--- LISTED ENTRIES ---
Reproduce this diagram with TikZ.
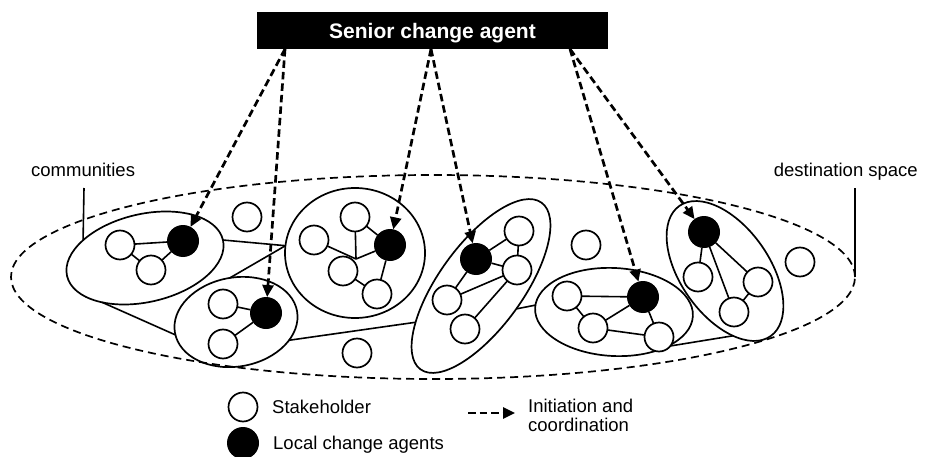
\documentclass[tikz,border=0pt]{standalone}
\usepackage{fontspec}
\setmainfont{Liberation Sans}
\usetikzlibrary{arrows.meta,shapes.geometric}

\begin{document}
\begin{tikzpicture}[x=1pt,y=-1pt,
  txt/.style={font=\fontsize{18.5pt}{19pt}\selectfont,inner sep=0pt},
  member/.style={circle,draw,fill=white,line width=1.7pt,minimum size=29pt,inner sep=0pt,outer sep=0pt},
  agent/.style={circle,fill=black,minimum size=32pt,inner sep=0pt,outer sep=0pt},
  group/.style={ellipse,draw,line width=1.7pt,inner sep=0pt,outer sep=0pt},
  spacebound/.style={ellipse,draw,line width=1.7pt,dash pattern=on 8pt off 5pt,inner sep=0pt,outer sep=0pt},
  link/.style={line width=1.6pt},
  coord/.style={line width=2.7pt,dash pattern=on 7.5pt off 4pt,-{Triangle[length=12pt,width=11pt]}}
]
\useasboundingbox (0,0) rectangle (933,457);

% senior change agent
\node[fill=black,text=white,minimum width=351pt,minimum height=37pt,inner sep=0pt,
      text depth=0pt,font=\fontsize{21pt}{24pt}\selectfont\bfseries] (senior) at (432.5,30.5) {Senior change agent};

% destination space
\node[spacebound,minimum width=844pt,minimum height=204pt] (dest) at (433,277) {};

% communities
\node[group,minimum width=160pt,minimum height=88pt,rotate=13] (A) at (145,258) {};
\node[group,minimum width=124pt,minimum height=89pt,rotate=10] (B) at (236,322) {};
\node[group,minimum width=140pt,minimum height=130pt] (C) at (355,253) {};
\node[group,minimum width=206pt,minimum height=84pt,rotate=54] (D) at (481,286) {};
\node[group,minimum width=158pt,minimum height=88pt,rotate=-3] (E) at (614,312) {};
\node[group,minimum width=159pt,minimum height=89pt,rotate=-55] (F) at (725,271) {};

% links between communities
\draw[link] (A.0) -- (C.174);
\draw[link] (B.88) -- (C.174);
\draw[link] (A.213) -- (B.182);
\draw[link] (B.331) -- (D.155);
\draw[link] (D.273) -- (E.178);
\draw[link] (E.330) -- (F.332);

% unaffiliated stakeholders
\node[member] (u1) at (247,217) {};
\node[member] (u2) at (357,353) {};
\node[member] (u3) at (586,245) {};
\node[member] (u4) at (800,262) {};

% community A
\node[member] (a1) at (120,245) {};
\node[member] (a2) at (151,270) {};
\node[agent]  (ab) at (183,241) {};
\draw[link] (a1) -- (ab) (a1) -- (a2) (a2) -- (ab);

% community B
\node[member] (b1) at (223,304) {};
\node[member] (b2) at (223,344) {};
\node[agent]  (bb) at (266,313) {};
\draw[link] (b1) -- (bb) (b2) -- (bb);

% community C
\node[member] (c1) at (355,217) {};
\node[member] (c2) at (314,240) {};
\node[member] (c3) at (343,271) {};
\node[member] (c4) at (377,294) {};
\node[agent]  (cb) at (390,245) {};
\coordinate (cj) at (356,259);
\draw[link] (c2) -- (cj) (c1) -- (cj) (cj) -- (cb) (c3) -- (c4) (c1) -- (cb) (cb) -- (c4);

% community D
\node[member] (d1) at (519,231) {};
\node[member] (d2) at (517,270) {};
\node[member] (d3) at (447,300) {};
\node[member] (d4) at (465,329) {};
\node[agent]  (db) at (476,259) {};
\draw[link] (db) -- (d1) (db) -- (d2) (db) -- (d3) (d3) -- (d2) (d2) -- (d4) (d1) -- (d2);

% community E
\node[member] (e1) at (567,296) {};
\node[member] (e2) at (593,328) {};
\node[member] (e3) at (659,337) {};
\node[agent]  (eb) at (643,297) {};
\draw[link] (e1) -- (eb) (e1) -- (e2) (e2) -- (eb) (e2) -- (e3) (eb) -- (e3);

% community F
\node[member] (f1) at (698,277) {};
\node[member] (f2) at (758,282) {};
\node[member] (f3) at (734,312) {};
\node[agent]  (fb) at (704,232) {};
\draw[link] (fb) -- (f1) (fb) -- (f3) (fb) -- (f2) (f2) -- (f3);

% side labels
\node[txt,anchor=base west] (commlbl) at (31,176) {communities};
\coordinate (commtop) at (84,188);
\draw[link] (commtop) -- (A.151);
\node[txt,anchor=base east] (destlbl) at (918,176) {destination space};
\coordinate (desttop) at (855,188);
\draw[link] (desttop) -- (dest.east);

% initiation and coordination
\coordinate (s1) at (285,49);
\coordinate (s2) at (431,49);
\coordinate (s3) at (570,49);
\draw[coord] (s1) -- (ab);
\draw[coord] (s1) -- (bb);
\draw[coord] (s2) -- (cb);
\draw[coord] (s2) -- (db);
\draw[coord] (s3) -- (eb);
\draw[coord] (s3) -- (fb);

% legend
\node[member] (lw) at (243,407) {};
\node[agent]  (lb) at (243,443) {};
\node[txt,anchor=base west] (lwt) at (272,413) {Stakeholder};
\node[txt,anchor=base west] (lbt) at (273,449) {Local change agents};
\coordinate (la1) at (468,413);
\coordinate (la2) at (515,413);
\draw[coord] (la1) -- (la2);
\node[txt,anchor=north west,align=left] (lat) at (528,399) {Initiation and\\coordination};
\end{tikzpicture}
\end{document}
--
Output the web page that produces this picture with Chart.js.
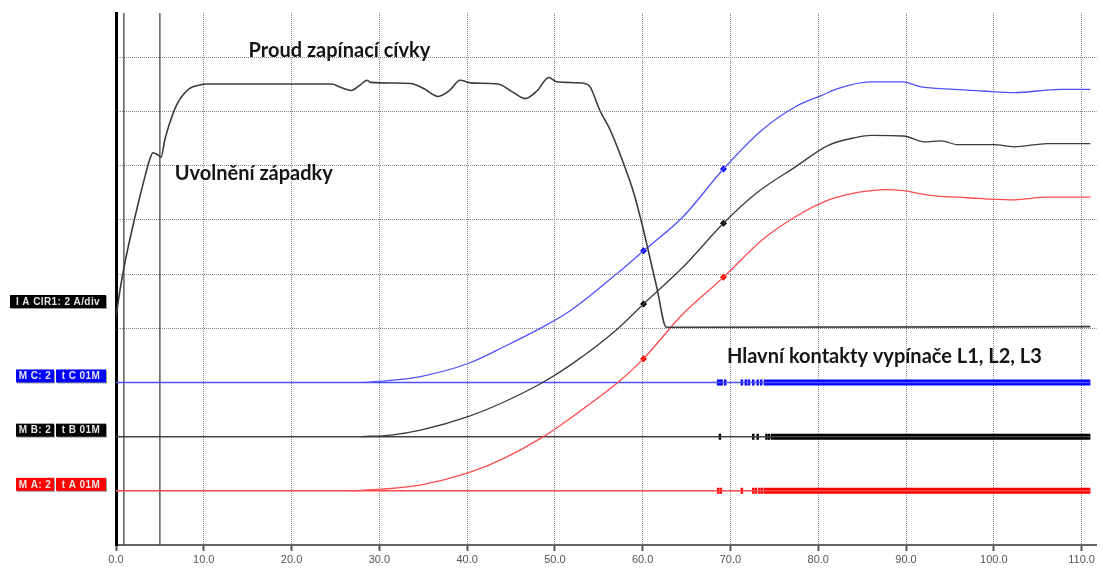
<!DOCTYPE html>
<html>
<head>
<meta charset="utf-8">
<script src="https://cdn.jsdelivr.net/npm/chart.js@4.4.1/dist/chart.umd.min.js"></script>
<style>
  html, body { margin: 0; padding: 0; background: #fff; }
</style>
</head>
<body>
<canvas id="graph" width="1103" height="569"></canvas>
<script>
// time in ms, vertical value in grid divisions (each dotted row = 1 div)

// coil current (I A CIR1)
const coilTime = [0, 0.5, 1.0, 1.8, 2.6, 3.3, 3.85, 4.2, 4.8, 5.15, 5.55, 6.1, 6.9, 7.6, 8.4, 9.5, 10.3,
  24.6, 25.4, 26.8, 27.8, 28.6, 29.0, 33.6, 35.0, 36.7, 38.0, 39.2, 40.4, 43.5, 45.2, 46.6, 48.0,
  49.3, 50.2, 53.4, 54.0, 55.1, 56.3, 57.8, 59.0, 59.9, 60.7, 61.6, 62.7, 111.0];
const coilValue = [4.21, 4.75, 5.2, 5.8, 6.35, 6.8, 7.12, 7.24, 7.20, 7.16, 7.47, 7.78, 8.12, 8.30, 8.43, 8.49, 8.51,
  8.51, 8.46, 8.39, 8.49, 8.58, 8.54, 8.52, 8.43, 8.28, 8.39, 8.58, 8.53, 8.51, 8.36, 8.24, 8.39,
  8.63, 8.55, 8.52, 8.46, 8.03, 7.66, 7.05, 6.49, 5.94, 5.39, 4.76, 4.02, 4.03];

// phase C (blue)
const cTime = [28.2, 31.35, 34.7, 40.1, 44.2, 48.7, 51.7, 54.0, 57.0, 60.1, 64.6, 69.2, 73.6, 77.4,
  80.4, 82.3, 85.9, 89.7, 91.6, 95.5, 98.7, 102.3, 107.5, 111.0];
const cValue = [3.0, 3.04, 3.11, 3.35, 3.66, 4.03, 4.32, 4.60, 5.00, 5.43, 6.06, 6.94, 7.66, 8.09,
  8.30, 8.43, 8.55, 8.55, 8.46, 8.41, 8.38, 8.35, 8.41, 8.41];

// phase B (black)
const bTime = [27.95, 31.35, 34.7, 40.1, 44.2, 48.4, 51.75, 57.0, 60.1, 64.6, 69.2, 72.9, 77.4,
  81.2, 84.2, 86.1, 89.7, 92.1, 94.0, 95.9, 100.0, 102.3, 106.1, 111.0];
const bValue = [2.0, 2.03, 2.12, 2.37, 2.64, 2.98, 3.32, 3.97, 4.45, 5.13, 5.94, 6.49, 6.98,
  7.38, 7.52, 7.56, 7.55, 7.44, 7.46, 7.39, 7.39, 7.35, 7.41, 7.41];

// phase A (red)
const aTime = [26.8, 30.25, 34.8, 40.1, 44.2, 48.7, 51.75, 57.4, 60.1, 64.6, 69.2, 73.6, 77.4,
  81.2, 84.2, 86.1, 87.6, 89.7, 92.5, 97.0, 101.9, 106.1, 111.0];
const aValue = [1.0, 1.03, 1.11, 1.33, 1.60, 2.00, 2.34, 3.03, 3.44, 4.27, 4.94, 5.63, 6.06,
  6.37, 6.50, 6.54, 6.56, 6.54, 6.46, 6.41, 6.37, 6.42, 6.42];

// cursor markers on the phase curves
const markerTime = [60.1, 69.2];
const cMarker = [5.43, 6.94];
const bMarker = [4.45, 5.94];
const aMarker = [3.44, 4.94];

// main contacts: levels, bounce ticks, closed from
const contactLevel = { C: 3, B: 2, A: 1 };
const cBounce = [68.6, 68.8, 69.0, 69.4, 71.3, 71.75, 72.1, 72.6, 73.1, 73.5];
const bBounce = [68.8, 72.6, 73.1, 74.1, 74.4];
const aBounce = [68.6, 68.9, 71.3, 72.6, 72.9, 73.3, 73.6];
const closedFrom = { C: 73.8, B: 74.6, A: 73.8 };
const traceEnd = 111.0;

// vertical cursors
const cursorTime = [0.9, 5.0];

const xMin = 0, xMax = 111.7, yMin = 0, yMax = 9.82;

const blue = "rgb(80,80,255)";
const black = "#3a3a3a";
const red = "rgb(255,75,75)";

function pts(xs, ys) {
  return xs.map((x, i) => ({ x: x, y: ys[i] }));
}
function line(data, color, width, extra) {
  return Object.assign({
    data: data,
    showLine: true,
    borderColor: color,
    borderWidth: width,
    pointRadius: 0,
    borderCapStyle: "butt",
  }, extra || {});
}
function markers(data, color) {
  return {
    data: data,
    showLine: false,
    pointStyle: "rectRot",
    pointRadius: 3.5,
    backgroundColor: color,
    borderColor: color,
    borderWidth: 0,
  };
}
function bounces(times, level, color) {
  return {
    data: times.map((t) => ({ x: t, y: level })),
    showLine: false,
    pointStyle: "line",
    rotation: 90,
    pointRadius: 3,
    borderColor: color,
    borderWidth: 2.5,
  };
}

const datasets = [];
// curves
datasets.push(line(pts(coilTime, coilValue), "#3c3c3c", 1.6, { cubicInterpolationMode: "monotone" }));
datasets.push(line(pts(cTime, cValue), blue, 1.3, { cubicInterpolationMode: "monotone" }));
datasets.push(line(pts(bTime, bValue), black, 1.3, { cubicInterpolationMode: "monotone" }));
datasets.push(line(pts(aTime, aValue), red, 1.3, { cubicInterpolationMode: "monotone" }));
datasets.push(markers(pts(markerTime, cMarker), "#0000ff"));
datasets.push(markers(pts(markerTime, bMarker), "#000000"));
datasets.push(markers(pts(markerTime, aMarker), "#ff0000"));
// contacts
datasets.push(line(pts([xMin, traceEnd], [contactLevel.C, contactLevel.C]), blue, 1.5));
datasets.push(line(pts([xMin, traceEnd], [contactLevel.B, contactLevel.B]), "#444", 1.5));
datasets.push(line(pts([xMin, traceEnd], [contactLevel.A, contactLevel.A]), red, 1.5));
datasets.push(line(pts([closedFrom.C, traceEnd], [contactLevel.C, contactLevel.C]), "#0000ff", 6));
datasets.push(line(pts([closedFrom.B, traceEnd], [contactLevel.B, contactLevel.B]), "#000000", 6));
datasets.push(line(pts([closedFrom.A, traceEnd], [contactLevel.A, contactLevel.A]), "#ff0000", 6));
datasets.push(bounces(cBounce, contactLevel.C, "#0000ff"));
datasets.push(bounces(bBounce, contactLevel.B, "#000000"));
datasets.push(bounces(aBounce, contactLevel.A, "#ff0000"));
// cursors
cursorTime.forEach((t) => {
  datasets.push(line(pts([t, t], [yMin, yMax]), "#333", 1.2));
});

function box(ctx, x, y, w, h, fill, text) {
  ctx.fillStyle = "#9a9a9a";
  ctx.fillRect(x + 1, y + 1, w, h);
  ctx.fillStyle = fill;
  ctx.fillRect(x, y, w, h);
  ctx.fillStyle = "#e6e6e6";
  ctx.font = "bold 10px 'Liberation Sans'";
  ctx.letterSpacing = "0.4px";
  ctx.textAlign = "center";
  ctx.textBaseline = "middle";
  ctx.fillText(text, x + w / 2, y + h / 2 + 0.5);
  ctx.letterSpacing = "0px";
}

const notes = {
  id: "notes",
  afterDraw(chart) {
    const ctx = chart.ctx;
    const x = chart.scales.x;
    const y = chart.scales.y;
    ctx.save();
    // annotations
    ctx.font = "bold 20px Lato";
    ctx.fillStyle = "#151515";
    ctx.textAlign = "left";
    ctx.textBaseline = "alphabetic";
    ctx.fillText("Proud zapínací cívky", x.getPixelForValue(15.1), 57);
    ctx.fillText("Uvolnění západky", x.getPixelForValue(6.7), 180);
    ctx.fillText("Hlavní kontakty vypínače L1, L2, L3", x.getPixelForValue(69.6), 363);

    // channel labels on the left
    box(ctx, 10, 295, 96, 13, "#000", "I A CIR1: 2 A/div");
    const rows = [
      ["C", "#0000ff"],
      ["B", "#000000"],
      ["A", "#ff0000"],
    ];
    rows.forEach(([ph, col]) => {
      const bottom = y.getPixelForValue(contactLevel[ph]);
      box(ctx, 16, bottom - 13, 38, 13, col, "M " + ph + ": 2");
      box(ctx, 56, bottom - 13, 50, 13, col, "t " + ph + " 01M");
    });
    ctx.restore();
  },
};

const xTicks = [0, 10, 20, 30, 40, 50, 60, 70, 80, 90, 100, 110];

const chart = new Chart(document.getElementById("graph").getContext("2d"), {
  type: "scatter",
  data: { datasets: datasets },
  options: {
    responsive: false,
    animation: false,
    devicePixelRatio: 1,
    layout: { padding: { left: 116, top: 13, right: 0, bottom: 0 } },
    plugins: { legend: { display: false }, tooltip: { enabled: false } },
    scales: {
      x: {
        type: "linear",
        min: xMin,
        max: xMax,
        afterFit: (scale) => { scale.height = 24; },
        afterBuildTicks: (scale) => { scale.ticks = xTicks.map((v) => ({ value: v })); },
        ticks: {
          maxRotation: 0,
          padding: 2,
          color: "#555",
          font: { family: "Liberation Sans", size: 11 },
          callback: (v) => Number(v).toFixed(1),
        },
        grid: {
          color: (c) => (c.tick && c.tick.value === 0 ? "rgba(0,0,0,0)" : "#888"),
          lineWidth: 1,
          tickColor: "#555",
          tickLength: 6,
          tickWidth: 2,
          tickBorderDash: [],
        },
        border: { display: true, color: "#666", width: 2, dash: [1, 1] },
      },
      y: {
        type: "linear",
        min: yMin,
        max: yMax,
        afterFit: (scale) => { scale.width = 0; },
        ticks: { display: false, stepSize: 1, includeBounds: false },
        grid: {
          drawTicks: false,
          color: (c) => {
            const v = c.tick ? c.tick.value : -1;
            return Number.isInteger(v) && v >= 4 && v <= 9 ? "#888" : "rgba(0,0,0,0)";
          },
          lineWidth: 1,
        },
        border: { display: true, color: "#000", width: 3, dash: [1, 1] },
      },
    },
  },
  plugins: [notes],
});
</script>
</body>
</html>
--
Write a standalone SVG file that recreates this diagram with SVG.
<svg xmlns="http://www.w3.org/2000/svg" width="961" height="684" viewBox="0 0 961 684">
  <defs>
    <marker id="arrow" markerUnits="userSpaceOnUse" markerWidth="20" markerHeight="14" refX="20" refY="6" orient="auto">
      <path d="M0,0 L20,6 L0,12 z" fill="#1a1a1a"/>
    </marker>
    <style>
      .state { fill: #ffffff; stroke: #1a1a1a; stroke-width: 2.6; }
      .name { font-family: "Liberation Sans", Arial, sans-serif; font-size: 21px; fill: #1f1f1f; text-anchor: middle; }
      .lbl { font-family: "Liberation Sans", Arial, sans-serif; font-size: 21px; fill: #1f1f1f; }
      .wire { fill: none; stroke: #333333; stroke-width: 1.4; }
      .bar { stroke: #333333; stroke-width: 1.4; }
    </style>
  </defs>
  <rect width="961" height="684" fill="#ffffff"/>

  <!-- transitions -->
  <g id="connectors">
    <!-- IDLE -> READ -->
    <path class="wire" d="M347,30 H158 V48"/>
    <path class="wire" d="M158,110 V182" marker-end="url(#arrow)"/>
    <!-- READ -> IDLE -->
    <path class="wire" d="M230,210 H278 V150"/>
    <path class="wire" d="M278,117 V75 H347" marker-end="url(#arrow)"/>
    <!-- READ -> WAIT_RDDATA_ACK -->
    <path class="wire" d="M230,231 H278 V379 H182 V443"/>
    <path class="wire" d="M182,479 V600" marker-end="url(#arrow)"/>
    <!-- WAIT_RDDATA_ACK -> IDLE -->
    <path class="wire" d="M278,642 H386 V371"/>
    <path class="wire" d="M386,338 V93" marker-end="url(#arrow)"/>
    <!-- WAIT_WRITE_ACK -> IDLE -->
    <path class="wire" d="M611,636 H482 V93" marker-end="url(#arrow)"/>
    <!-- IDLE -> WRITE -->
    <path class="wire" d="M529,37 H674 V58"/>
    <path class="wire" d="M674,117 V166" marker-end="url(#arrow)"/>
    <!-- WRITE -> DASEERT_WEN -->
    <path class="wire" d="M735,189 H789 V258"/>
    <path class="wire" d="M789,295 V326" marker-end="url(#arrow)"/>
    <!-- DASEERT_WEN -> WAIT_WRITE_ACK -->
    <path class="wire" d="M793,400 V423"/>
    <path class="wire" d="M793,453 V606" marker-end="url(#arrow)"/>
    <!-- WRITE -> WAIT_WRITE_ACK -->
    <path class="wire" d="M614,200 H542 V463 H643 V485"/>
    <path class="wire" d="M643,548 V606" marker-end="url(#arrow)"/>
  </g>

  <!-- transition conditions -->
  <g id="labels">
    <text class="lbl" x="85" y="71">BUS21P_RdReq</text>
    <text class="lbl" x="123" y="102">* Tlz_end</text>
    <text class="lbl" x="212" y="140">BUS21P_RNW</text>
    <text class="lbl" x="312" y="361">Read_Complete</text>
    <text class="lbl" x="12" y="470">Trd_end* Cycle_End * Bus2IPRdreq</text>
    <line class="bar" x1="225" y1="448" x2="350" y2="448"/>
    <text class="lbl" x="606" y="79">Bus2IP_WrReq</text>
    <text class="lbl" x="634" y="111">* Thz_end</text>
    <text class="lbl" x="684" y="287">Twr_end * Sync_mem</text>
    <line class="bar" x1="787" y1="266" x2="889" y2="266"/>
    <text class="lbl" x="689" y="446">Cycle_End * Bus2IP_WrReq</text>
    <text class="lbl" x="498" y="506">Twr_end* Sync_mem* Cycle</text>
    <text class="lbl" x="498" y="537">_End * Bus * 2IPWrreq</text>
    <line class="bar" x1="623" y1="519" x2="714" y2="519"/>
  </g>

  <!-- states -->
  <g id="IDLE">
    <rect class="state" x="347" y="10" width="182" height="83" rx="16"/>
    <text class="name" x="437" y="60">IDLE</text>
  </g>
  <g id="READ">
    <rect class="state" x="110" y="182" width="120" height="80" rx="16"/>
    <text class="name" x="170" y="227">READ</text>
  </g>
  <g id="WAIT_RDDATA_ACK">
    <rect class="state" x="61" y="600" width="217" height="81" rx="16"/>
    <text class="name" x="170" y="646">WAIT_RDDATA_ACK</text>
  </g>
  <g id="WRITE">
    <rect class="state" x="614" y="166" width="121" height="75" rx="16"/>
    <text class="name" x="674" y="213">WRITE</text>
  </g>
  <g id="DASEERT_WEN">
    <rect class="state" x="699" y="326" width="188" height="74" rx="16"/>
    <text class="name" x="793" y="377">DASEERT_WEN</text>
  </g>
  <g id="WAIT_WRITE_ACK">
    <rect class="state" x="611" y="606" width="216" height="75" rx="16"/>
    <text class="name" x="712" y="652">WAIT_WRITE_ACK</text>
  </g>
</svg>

--- PROBLEM ---
Without any pictures, set down the lines from the one holding "Output the web" through the one holding "4.76, 4.02, 4.03];".

--- RESULT ---
Output the web page that produces this picture with Chart.js.
<!DOCTYPE html>
<html>
<head>
<meta charset="utf-8">
<script src="https://cdn.jsdelivr.net/npm/chart.js@4.4.1/dist/chart.umd.min.js"></script>
<style>
  html, body { margin: 0; padding: 0; background: #fff; }
</style>
</head>
<body>
<canvas id="graph" width="1103" height="569"></canvas>
<script>
// time in ms, vertical value in grid divisions (each dotted row = 1 div)

// coil current (I A CIR1)
const coilTime = [0, 0.5, 1.0, 1.8, 2.6, 3.3, 3.85, 4.2, 4.8, 5.15, 5.55, 6.1, 6.9, 7.6, 8.4, 9.5, 10.3,
  24.6, 25.4, 26.8, 27.8, 28.6, 29.0, 33.6, 35.0, 36.7, 38.0, 39.2, 40.4, 43.5, 45.2, 46.6, 48.0,
  49.3, 50.2, 53.4, 54.0, 55.1, 56.3, 57.8, 59.0, 59.9, 60.7, 61.6, 62.7, 111.0];
const coilValue = [4.21, 4.75, 5.2, 5.8, 6.35, 6.8, 7.12, 7.24, 7.20, 7.16, 7.47, 7.78, 8.12, 8.30, 8.43, 8.49, 8.51,
  8.51, 8.46, 8.39, 8.49, 8.58, 8.54, 8.52, 8.43, 8.28, 8.39, 8.58, 8.53, 8.51, 8.36, 8.24, 8.39,
  8.63, 8.55, 8.52, 8.46, 8.03, 7.66, 7.05, 6.49, 5.94, 5.39, 4.76, 4.02, 4.03];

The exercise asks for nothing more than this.